# Waypoint Analytical sw1 Results



## Dbldose 007 (Aug 28, 2018)

I recently purchased my first home in northern indiana. It was obvious the 3,400 sqft lawn needed attention.

Step 1: Join TLF, follow the guidelines.

Step 2: Suspecting high pH (hard water). A soil sample was submitted to waypoint analytical for a (SW1) anaysis.



Based off my limited experience, and the knowledge that i have gained here on TLF. 
I started a purchase list to improve my lawns soil fertility among other issues that should be addressed.

N - Ammonium Solfate (21-0-0)
P - TSP (0-45-0) or MAP (11-52-0) 
K - SOP (0-0-50)
Iron - FAS

Would MAP (11-52-0) be a more ideal option over TSP (0-45-0)? Seeing how TSP contains 15% calcium and my soils calcium levels are already @ "optimum" levels. Wouldn't any additional calcium piotentially increase the pH even higher?

Also, with a low CEC...is Waypoints maitenance recomendations on par, or any advisable tweaks?

Any advice or suggestions are greatly appreciated.


----------



## g-man (Jun 15, 2017)

Welcome to TLF.

So your analysis is right.
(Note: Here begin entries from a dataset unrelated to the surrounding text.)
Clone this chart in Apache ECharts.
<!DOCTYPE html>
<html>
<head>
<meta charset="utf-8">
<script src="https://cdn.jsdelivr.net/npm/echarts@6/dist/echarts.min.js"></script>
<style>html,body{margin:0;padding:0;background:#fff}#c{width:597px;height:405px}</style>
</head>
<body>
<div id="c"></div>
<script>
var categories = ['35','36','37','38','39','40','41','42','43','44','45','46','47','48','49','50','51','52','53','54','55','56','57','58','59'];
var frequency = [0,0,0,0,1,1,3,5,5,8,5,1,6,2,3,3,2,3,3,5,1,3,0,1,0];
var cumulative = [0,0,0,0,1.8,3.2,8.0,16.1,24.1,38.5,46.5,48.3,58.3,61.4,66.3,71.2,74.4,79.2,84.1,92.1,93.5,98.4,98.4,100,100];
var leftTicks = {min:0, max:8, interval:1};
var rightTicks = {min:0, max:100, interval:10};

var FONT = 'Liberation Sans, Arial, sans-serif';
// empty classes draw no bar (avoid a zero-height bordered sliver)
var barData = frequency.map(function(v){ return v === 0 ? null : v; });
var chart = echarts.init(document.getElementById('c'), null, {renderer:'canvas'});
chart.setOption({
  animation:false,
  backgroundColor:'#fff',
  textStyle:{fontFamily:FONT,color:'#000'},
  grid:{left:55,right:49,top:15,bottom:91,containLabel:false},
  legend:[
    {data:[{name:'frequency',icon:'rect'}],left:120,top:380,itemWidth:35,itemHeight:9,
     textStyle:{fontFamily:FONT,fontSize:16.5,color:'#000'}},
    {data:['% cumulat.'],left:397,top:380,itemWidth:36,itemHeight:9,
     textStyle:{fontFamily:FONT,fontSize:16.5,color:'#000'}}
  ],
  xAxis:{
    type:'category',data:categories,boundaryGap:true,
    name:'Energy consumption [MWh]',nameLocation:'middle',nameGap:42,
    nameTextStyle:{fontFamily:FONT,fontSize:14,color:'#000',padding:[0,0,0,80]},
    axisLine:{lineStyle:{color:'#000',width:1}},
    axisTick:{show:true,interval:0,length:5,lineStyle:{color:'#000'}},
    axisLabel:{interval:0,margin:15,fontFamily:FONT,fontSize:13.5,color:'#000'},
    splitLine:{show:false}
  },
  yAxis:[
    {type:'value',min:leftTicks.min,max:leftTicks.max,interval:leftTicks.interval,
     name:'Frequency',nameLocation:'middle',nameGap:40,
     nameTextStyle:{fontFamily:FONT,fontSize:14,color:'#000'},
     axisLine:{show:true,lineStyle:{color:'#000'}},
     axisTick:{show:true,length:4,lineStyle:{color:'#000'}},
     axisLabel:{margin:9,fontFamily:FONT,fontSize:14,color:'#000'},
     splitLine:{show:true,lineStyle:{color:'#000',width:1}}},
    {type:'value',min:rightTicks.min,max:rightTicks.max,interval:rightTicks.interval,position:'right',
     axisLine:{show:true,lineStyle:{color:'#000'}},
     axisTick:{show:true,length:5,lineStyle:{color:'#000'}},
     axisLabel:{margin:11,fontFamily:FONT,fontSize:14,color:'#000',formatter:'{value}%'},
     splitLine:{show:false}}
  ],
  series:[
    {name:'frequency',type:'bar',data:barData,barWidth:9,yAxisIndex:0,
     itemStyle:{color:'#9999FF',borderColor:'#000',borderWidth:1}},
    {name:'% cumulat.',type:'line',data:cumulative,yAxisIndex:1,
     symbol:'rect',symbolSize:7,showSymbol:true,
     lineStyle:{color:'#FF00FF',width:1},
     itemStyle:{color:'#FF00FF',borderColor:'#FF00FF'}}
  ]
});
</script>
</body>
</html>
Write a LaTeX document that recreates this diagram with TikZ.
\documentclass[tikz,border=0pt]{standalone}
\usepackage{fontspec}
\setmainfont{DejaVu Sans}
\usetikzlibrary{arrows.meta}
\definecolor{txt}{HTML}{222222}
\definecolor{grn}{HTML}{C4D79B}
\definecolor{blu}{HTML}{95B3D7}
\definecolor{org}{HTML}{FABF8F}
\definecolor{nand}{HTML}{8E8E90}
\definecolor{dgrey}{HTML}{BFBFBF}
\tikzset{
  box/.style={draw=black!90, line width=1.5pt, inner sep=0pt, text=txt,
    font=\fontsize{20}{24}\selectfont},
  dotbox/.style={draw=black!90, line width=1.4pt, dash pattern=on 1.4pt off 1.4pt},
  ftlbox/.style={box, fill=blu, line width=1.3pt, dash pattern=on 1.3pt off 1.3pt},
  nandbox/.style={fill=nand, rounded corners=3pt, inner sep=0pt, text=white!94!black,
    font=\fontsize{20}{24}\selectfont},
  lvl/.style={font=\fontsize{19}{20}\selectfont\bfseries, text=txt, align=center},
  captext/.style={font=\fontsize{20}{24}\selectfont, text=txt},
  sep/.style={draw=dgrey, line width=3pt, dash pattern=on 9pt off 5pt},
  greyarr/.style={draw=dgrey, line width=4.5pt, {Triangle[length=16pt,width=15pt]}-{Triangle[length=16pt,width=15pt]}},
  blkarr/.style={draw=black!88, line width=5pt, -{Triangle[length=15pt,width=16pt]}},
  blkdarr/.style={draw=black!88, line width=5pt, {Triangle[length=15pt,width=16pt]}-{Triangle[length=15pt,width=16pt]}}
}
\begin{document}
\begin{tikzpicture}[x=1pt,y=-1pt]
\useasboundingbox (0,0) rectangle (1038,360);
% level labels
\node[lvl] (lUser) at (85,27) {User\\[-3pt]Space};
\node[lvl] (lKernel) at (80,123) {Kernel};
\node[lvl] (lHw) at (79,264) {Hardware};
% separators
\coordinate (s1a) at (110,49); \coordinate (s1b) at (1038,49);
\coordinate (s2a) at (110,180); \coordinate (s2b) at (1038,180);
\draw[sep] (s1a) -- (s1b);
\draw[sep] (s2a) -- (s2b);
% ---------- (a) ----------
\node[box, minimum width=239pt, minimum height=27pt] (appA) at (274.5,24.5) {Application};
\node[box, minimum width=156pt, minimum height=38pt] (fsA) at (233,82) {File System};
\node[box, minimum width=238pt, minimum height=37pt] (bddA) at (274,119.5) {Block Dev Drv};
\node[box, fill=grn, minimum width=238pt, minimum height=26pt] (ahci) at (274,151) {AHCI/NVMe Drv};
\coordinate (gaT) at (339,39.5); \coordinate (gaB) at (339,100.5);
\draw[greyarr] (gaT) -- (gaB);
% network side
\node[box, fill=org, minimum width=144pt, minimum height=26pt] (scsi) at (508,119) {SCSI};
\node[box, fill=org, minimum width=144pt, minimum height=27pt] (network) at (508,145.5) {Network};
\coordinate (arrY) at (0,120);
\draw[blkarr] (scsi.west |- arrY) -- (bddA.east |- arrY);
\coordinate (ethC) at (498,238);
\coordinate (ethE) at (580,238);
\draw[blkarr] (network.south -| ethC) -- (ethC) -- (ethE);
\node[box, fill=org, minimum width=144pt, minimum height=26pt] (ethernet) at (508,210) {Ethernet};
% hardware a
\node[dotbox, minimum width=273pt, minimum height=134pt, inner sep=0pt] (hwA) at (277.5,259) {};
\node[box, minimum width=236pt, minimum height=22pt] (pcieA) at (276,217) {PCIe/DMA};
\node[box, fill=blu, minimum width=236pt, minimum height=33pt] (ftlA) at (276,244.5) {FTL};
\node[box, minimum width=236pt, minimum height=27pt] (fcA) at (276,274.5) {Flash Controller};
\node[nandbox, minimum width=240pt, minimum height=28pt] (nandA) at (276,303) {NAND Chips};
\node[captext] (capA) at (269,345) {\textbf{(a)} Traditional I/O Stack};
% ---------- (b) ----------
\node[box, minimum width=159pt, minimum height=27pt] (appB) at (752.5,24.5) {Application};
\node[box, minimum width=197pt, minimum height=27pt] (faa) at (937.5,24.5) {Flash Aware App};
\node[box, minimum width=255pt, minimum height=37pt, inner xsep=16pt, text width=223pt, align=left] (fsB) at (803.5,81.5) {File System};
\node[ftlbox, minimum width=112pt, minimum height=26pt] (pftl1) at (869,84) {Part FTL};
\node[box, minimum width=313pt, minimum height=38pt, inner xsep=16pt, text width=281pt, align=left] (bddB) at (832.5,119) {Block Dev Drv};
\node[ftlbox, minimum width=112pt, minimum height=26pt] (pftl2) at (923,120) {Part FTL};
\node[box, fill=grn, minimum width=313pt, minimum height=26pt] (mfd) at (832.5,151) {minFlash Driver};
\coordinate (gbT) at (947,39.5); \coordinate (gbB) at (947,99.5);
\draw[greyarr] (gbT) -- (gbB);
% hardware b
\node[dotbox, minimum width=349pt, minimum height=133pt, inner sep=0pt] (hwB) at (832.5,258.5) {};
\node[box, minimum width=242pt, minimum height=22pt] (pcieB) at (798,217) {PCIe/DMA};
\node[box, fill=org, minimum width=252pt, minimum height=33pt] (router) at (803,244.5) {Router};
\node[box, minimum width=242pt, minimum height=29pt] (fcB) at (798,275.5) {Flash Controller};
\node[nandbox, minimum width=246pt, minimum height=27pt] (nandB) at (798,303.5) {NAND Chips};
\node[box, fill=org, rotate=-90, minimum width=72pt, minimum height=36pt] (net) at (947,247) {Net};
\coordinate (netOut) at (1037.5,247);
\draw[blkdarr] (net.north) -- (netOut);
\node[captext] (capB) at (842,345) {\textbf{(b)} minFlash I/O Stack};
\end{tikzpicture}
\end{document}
Is this a new house construction? The P and K are very low.

As you expected, pH is high. You can have a great lawn with it. Iron is not that available, so Milo or FAS.
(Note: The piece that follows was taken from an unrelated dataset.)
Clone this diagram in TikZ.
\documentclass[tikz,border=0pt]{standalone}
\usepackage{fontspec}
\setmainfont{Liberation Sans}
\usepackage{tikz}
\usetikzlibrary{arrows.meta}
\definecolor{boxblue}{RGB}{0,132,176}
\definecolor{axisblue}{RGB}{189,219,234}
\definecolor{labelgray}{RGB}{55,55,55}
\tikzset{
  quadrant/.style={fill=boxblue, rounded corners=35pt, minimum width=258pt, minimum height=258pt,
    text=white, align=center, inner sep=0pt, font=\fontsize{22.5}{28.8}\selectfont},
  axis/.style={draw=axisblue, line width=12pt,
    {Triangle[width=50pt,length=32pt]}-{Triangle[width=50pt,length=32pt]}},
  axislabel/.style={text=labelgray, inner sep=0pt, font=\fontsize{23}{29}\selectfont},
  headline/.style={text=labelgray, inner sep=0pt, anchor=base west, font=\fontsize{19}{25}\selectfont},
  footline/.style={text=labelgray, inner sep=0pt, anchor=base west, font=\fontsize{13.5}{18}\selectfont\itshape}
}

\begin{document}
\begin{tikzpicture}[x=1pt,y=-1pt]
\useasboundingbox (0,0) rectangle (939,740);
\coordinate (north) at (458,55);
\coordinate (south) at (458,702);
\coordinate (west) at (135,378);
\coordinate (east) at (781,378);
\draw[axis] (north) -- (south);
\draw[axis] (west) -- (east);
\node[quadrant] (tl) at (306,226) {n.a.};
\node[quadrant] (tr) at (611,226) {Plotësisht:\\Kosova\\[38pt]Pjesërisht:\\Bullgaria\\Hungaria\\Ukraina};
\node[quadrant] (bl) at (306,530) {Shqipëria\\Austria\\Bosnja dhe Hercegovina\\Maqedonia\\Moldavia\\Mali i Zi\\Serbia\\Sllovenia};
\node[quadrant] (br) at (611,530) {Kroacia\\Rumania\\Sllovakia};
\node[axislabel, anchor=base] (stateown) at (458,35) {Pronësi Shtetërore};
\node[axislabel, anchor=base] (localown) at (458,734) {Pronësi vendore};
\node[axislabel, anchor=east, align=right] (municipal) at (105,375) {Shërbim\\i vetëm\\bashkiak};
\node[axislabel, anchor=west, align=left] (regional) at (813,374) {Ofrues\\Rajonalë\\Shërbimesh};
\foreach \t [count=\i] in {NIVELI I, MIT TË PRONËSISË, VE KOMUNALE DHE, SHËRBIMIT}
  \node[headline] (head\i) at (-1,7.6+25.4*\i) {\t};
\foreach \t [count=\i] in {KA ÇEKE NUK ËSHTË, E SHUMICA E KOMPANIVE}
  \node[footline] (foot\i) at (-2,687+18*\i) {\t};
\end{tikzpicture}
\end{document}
The P and K are very low, so you need both. The ideal is the products you listed. If those are hard to find, then a balanced fertilizer (10-10-10, 13-13-13) from any big store will work. The target is no more than 1lb of each/ksqft per rolling month.

It is ok to use the TSP since you could use the calcium to get a better balance between Ca and Mg. The calcium in TSP is monocalcium phosphate, which has a some acidifing effect to it.

CEC leans low, which suggest a sand based soil. This is normal in the south bend area. You could benefit from applying half the rate at twice the frequency (ie. 0.5lb/ksqft every 2 weeks instead of 1lb/ksqft every month).


----------



## Dbldose 007 (Aug 28, 2018)

Thank you for the welcome @g-man .

The house was built twenty one years ago within a south bend subdivision.

I spent a few hours today, making calls and tracking down supplies. You were spot on, SiteOne and Advanced Turf was a bust. Special orders would be week out.

So i kept calling around. Luckily, it sounds like i should be able to source the TSP, SOP, and AS between two seperate Farmer Supply stores within the area.

It was near closing hours, before i tracked them down. I plan to pick them up tomorrow after work.


----------



## g-man (Jun 15, 2017)

There is a thread in the hometown section for chicago. In it I listed the part numbers for items from advance turf. When you call, if you just tell them SOP, they might not know what it is, but with the number they could search.

This will be a multi year process.


----------



## Dbldose 007 (Aug 28, 2018)

I've been following the knowledge you've shared closely. I've taken many notes the past several days.

I had the item #'s that you provided. Ready when i called Advanced. He mentioned, they are a new location (Elkhart). Which was in the process of building inventory.

Thanks again @g-man !


----------